As we came out of the house carrying our robes, well warmed beside the fire, the dogs were growing restless. How eager they were for the run, moving to one side, then to the other, their beaded blankets sparkling in the sun! Wrapped in our robes, and tucked cozily into our carioles, away we flew over the prairies. Jingle, jingle, jingle, went the bells, ringing out their music across the snow. Oh! The exhilaration of those old drives! Bright eyes, rosy cheeks, and the merriest laughter, uphill, down dale, through a fairyland of frosted trees - oh! Those were the good old days!
A cry rang out, and turning we saw one of the carioles go over, the occupant an indiscriminate bundle of furs, and the driver, still holding the reins, being dragged through the snow. The dogs soon stopped, the cariole was righted, and the two unfortunates laughed out of all countenance. Then off we sped again on the home run, back to the welcome fireside, where fresh logs had been piled to greet our return.

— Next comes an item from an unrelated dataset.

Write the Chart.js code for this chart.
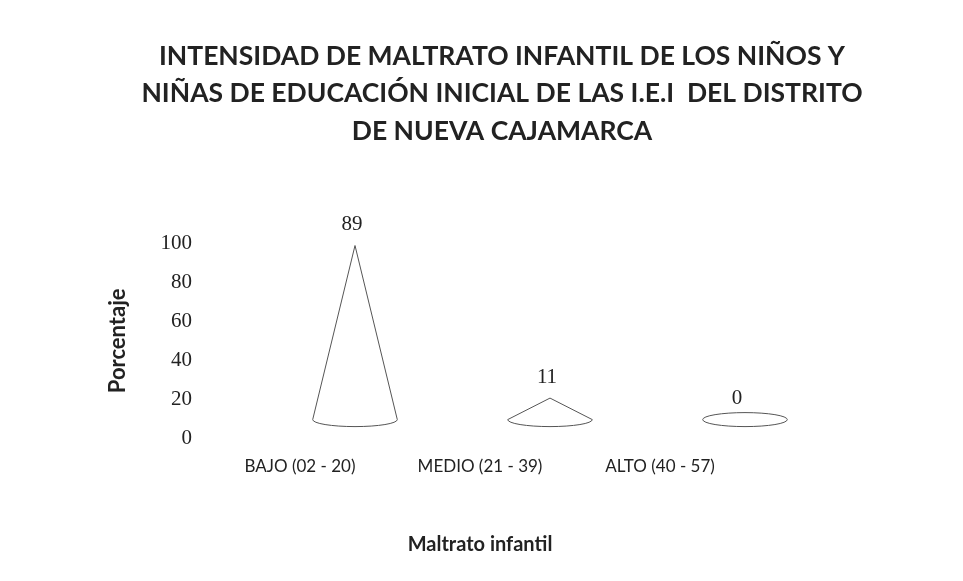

When night fell, we found our way back to the little church, then lighted for a concert, which had been in preparation for several weeks, and in which the children, as well as the older members of the community, took part. Speeches were made, and songs were sung to the accompaniment of a little harmonium, the first musical instrument brought into the West, the West including Winnipeg, and bought by the missionary from Bishop Anderson, first Bishop of Rupert's Land. Stories were told of past Christmas days, bright pictures of happy times, but none there would really have bartered the merriest of them for that one which was then drawing to a close, and I know there are those still living that would gladly live it over again.
At last the day was ended, and the people wended their way homeward, some to the little settlement, others to their tepees on the plain, and the missionary with his family and guests to the mission house.